Opinion: Super Bowl decision is ho-hum [UPDATED]Published 7:38am Tuesday, May 27, 2014 Updated 9:39am Tuesday, May 27, 2014
So the big news this week was that Minneapolis received the Super Bowl for 2018.
My response was kind of a big yawn.
Great, Minneapolis-St. Paul will get a Super Bowl.
What exactly does it mean to me, a resident of Fergus Falls?
Well, unless I want to spend multi-thousands of dollars, it’s unlikely I’ll get tickets.
If I really wanted to spend that much, then I might as well fly to a warm-weather Super Bowl location. Which means I’ll watch the Super Bowl on television just like every other year.
I guess if I bought season tickets, I could get in on a lottery for Super Bowl tickets.
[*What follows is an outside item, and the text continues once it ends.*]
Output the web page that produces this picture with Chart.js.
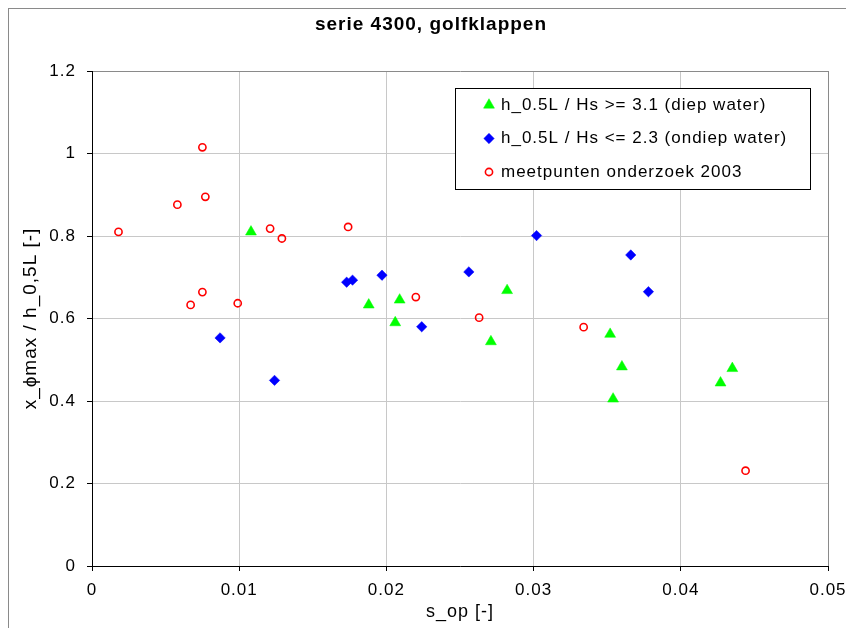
<!DOCTYPE html>
<html>
<head>
<meta charset="utf-8">
<script src="https://cdn.jsdelivr.net/npm/chart.js@4/dist/chart.umd.min.js"></script>
<style>
  html, body { margin: 0; padding: 0; background: #fff; overflow: hidden; }
  canvas { display: block; }
</style>
</head>
<body>
<canvas id="chart" width="846" height="628"></canvas>
<script>
// Texts
const chartTitle = 'serie 4300, golfklappen';
const xAxisTitle = 's_op [-]';
const yAxisTitle = 'x_\u03D5max / h_0,5L [-]';
const xTickLabels = ['0', '0.01', '0.02', '0.03', '0.04', '0.05'];
const yTickLabels = ['0', '0.2', '0.4', '0.6', '0.8', '1', '1.2'];

// Deep water tests
const deepLabel = 'h_0.5L / Hs >= 3.1 (diep water)';
const deepX = [0.0108, 0.0188, 0.0209, 0.0206, 0.0282, 0.0271, 0.0352, 0.0360, 0.0354, 0.0435, 0.0427];
const deepY = [0.810, 0.633, 0.645, 0.590, 0.668, 0.544, 0.562, 0.483, 0.405, 0.479, 0.444];

// Shallow water tests
const shallowLabel = 'h_0.5L / Hs <= 2.3 (ondiep water)';
const shallowX = [0.0087, 0.0124, 0.0173, 0.0177, 0.0197, 0.0224, 0.0256, 0.0302, 0.0366, 0.0378];
const shallowY = [0.553, 0.450, 0.688, 0.693, 0.705, 0.580, 0.713, 0.801, 0.754, 0.665];

// Measurements from the 2003 study
const surveyLabel = 'meetpunten onderzoek 2003';
const surveyX = [0.0018, 0.0058, 0.0075, 0.0077, 0.0121, 0.0129, 0.0174, 0.0075, 0.0067, 0.0099, 0.0220, 0.0263, 0.0334, 0.0444];
const surveyY = [0.810, 0.876, 1.015, 0.895, 0.818, 0.794, 0.822, 0.664, 0.633, 0.637, 0.652, 0.602, 0.579, 0.231];

const FONT = "'Liberation Sans', Arial, Helvetica, sans-serif";
const FS = 17;
const SPACING = '1px';
Chart.defaults.font.family = FONT;
Chart.defaults.font.size = FS;
Chart.defaults.color = '#000';

const toPoints = (xs, ys) => xs.map((x, i) => ({ x: x, y: ys[i] }));

// Slightly tracked lettering for every text on the canvas
const tracking = {
  id: 'tracking',
  beforeUpdate(chart) { chart.ctx.letterSpacing = SPACING; },
  beforeDraw(chart) { chart.ctx.letterSpacing = SPACING; }
};

// White page and the grey outer frame of the chart object
const framePlugin = {
  id: 'frame',
  beforeDraw(chart) {
    const c = chart.ctx;
    c.save();
    c.fillStyle = '#fff';
    c.fillRect(0, 0, chart.width, chart.height);
    c.strokeStyle = '#8a8a8a';
    c.lineWidth = 1;
    c.strokeRect(8.5, 8.5, chart.width + 20, chart.height + 20);
    c.restore();
  }
};

// Boxed legend inside the plot area, upper right
const boxLegend = {
  id: 'boxLegend',
  afterDraw(chart) {
    const c = chart.ctx;
    const a = chart.chartArea;
    const left = Math.round(a.left + 363) + 0.5;
    const top = Math.round(a.top + 17) + 0.5;
    const w = 355, h = 101;
    c.save();
    c.fillStyle = '#fff';
    c.fillRect(left, top, w, h);
    c.strokeStyle = '#000';
    c.lineWidth = 1;
    c.strokeRect(left, top, w, h);
    c.font = FS + 'px ' + FONT;
    c.textBaseline = 'middle';
    c.textAlign = 'left';
    chart.data.datasets.forEach((ds, i) => {
      const cy = top + 16.5 + i * 33.5;
      const mx = left + 33.5;
      c.fillStyle = ds.backgroundColor;
      c.strokeStyle = ds.borderColor;
      c.lineWidth = ds.borderWidth;
      Chart.helpers.drawPoint(c, {
        pointStyle: ds.pointStyle,
        radius: ds.pointRadius,
        borderWidth: ds.borderWidth,
        rotation: 0
      }, mx, cy);
      c.fillStyle = '#000';
      c.fillText(ds.label, left + 45.5, cy);
    });
    c.restore();
  }
};

new Chart(document.getElementById('chart'), {
  type: 'scatter',
  data: {
    datasets: [
      {
        label: deepLabel,
        data: toPoints(deepX, deepY),
        pointStyle: 'triangle',
        pointRadius: 6.3,
        backgroundColor: '#00ff00',
        borderColor: '#00ff00',
        borderWidth: 0.5
      },
      {
        label: shallowLabel,
        data: toPoints(shallowX, shallowY),
        pointStyle: 'rectRot',
        pointRadius: 5.2,
        backgroundColor: '#0000ff',
        borderColor: '#0000ff',
        borderWidth: 0.5
      },
      {
        label: surveyLabel,
        data: toPoints(surveyX, surveyY),
        pointStyle: 'circle',
        pointRadius: 3.6,
        backgroundColor: 'rgba(255,255,255,0)',
        borderColor: '#ff0000',
        borderWidth: 1.6
      }
    ]
  },
  options: {
    responsive: false,
    animation: false,
    devicePixelRatio: 1,
    layout: { padding: { left: 16, right: 0, top: 0, bottom: 0 } },
    plugins: {
      legend: { display: false },
      tooltip: { enabled: false },
      title: {
        display: true,
        text: chartTitle,
        color: '#000',
        font: { size: 19, weight: 'bold', family: FONT },
        padding: { top: 13.6, bottom: 34.6 }
      }
    },
    scales: {
      x: {
        type: 'linear',
        min: 0,
        max: 0.05,
        afterFit(scale) {
          scale.height = 62;
          scale.paddingLeft = 0;
          scale.paddingRight = 18;
        },
        ticks: {
          stepSize: 0.01,
          autoSkip: false,
          maxRotation: 0,
          padding: 9,
          callback: (v, i) => xTickLabels[i]
        },
        grid: {
          color: (ctx) => (ctx.tick && ctx.tick.value >= 0.0499) ? '#8a8a8a' : '#c8c8c8',
          lineWidth: 1,
          tickLength: 5,
          tickColor: '#000'
        },
        border: { color: '#000', width: 1 },
        title: {
          display: true,
          text: xAxisTitle,
          color: '#000',
          font: { size: 18, family: FONT },
          padding: { top: 0, bottom: 5 }
        }
      },
      y: {
        type: 'linear',
        min: 0,
        max: 1.2,
        afterFit(scale) {
          scale.width = 76;
          scale.paddingTop = 0;
          scale.paddingBottom = 0;
        },
        ticks: {
          stepSize: 0.2,
          autoSkip: false,
          padding: 11,
          callback: (v, i) => yTickLabels[i]
        },
        grid: {
          color: (ctx) => (ctx.tick && ctx.tick.value >= 1.199) ? '#8a8a8a' : '#c8c8c8',
          lineWidth: 1,
          tickLength: 5,
          tickColor: '#000'
        },
        border: { color: '#000', width: 1 },
        title: {
          display: true,
          text: yAxisTitle,
          color: '#000',
          font: { size: 19, family: FONT },
          padding: { top: 3.6, bottom: 0 }
        }
      }
    }
  },
  plugins: [tracking, framePlugin, boxLegend]
});
</script>
</body>
</html>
But let’s face it, living in Fergus Falls, you’d have to really be an NFL fan to want to attend the two preseason and eight regular season home games.
We already have to drive three hours to get there, which means that, unlike Twin Cities residents, attending a Vikings game means either spending money on a hotel and restaurants or having a six-hour round-trip drive in one day. Such a drive takes
much of the fun out of attending a three-hour game, probably from the cheap seats, especially if they lose.
I’d rather watch it at home, where we get great seats, and the opportunity to turn the game off if it isn’t worth watching.
Super Bowl enthusiasts tout the economic benefits. Economists say it’s about $120 million. I would bet Fergus Falls businesses won’t see a dime of that, unless a Super
Bowl attendee is driving from, say, Seattle and buys gas, eats out or spends a night here along the way.
I guess we’ll get some payback for the new $1 billion stadium, which we’ll all be paying for one way or another.
In fact, considering the commissioner of the NFL came here to basically strong-arm the Legislature to pass a stadium bill, if Minneapolis hadn’t been awarded a Super Bowl, it would have been a rip-off.
We in rural Minnesota will have only limited benefit to the stadium in the first place.
I admit, if the Vikings make the Super Bowl, I might be more interested. Of course, I’d rather see that happen before 2018. But I’ll take anything at this point.
• • •
So looking at the forecast, it appears we’re going to be getting weather in the high 70s and low 80s for the foreseeable future.
What exactly are we going to do with ourselves?
We have all complained about the long winter and the wet, cold, dreary spring.
We’ve waited for nearly eight months for summer to come. After many years of so-so Memorial Day weather, having a three-day weekend of heat and sun certainly sounds nice.
Now, as you read this, you are enjoying it. Or are you?
Is it already too hot?
My bet is, people are already complaining about the heat, having to dust off the fans and air conditioners, and attempting to get into the lake water that doesn’t warm up as fast as the air.
Then again, it would be hard not to accept the hot temperatures, and, as former Vikings coach Mike Tice once said, “enjoy the season.”